▼

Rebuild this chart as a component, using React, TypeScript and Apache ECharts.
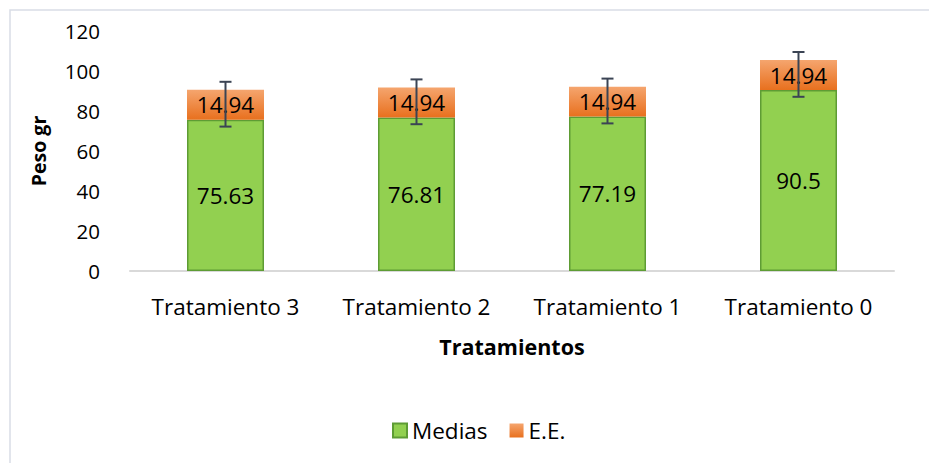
import React, { useEffect, useRef } from "react";
import * as echarts from "echarts";

const categories = ["Tratamiento 3", "Tratamiento 2", "Tratamiento 1", "Tratamiento 0"];
const medias = [75.63, 76.81, 77.19, 90.5];
const ee = [14.94, 14.94, 14.94, 14.94];
const errLow = [72.2, 73.4, 73.8, 87.1];
const errHigh = [94.6, 95.8, 96.2, 109.5];
const yTicks = { min: 0, max: 120, interval: 20 };

const FONT = "Open Sans";

export default function App() {
  const ref = useRef<HTMLDivElement>(null);
  useEffect(() => {
    document.body.style.margin = "0";
    const chart = echarts.init(ref.current!, null, { renderer: "svg" });
    const errData = categories.map((_, i) => [i, errLow[i], errHigh[i]]);
    chart.setOption({
      animation: false,
      backgroundColor: "#fff",
      textStyle: { fontFamily: FONT },
      graphic: [
        {
          type: "rect",
          shape: { x: 10, y: 10, width: 930, height: 470 },
          style: { fill: "none", stroke: "#D9DDE6", lineWidth: 1.5 },
          silent: true,
        },
      ],
      grid: { left: 130, right: 35, top: 31, height: 240 },
      legend: {
        top: 414,
        left: 387,
        itemWidth: 14,
        itemHeight: 14,
        itemGap: 22,
        icon: "rect",
        textStyle: { fontFamily: FONT, fontSize: 22.5, color: "#000" },
        data: ["Medias", "E.E."],
      },
      xAxis: {
        type: "category",
        data: categories,
        name: "Tratamientos",
        nameLocation: "middle",
        nameGap: 64,
        nameTextStyle: { fontFamily: FONT, fontSize: 21.5, fontWeight: "bold", color: "#000" },
        axisLine: { lineStyle: { color: "#D9D9D9", width: 2 } },
        axisTick: { show: false },
        axisLabel: { fontFamily: FONT, fontSize: 22.5, color: "#000", margin: 24, interval: 0 },
      },
      yAxis: {
        type: "value",
        min: yTicks.min,
        max: yTicks.max,
        interval: yTicks.interval,
        name: "Peso gr",
        nameLocation: "middle",
        nameGap: 82,
        nameTextStyle: { fontFamily: FONT, fontSize: 19.5, fontWeight: "bold", color: "#000" },
        splitLine: { show: false },
        axisLine: { show: false },
        axisTick: { show: false },
        axisLabel: { fontFamily: FONT, fontSize: 20.5, color: "#000", margin: 30 },
      },
      series: [
        {
          name: "Medias",
          type: "bar",
          stack: "total",
          barWidth: 77,
          data: medias,
          itemStyle: { color: "#92D050", borderColor: "#5E9C34", borderWidth: 1.5 },
          label: {
            show: true,
            position: "inside",
            fontFamily: FONT,
            fontSize: 22.5,
            color: "#000",
          },
        },
        {
          name: "E.E.",
          type: "bar",
          stack: "total",
          barWidth: 77,
          data: ee,
          itemStyle: {
            color: new echarts.graphic.LinearGradient(0, 0, 0, 1, [
              { offset: 0, color: "#F5A56E" },
              { offset: 1, color: "#E8701E" },
            ]),
          },
          label: {
            show: true,
            position: "inside",
            fontFamily: FONT,
            fontSize: 22.5,
            color: "#000",
          },
        },
        {
          name: "err",
          type: "custom",
          data: errData,
          z: 10,
          renderItem: (params: any, api: any) => {
            const x = api.value(0);
            const lo = api.coord([x, api.value(1)]);
            const hi = api.coord([x, api.value(2)]);
            const cx = lo[0];
            const half = 6;
            const style = { stroke: "#3B4454", lineWidth: 2 };
            return {
              type: "group",
              children: [
                { type: "line", shape: { x1: cx, y1: hi[1], x2: cx, y2: lo[1] }, style },
                { type: "line", shape: { x1: cx - half, y1: hi[1], x2: cx + half, y2: hi[1] }, style },
                { type: "line", shape: { x1: cx - half, y1: lo[1], x2: cx + half, y2: lo[1] }, style },
              ],
            };
          },
        },
      ],
    });
    return () => chart.dispose();
  }, []);
  return <div ref={ref} style={{ width: 929, height: 463 }} />;
}
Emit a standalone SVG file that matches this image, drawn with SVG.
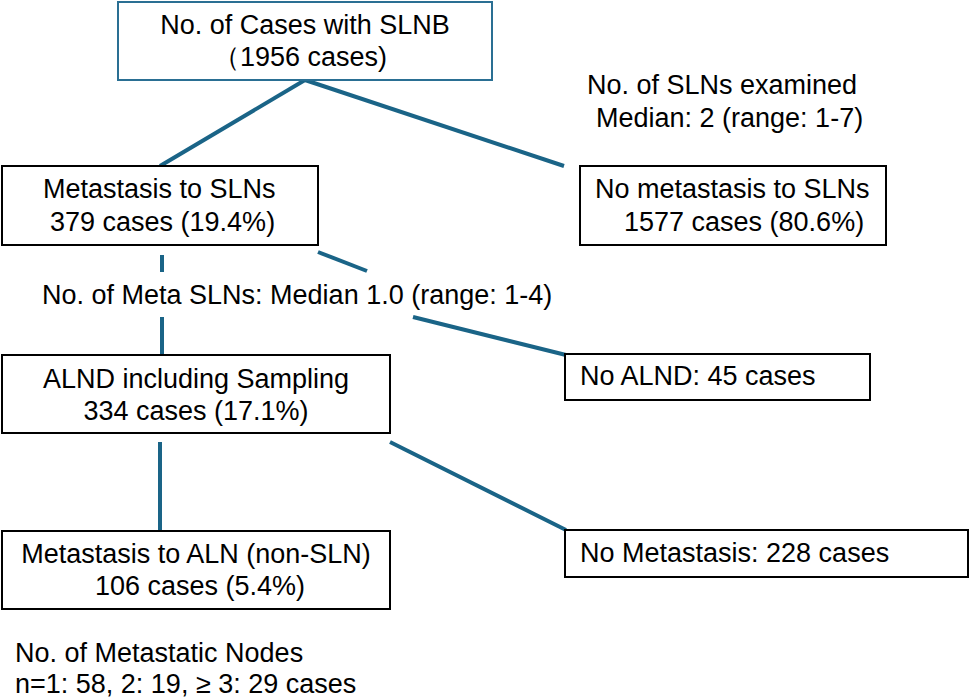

▲

■ **Task requirements**
Repeat, with no pictures, each line from the beginning of the data through the line containing "import * as", inclusive.

■ **Exercise answer**
Rebuild this chart as a component, using React, TypeScript and Apache ECharts.
import React, { useEffect, useRef } from "react";
import * as echarts from "echarts";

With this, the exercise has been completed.